Phase 4: The Final Verdict on Performance
I measured my results against the straight bar numbers I had before the knee fiasco. The data was crystal clear, and Dave lost his fifty bucks.
The Football Bar (Multi-Grip):
- Winner for Presses: Absolutely mandatory if you have any shoulder issues. It locks your shoulders into a safer position for benching and overhead pressing. It’s a great upper body tool.
- Loser for Deadlifts: Just forget it. The mechanics are too awkward unless you are doing rack pulls, maybe.
The Trap Bar (Hex Bar):
- Winner for Deadlifts: This is the king. It reduced the shear forces on my lower back by centering the load. It allowed me to use a much more vertical torso angle, engaging my quads more effectively. It’s basically a superior tool for maximizing overall load lifted while minimizing back and bicep strain.
- Winner for Carries/Shrugs: Walking with the trap bar is phenomenal. It lets you carry far more weight than with a dumbbell or straight bar.

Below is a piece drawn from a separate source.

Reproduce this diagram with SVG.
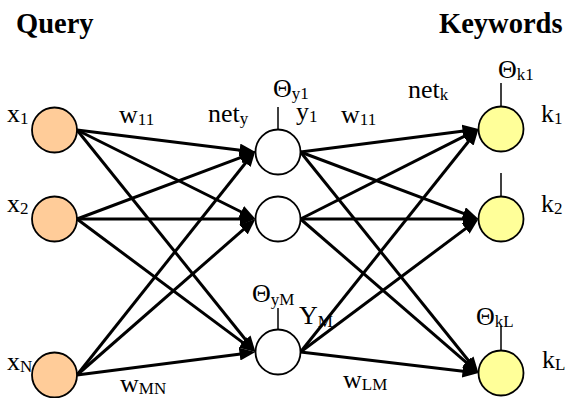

The conclusion was obvious: for pulling massive weight safely off the floor, the Trap Bar crushes everything else. It allows a beginner to lift safely and allows an injured guy (like me) to continue progressing heavy weight without regression. The Football Bar has its place, but not when you need to grind a deadlift PR.
I learned that sometimes, the “cheating” bar is just the better engineered tool. It’s not about sticking to tradition; it’s about better picking what helps you keep lifting, injury-free. Dave is still whining about his fifty bucks, but my back feels amazing, and I’m hitting volume I couldn’t touch before my injury. Better pick wins, every single time.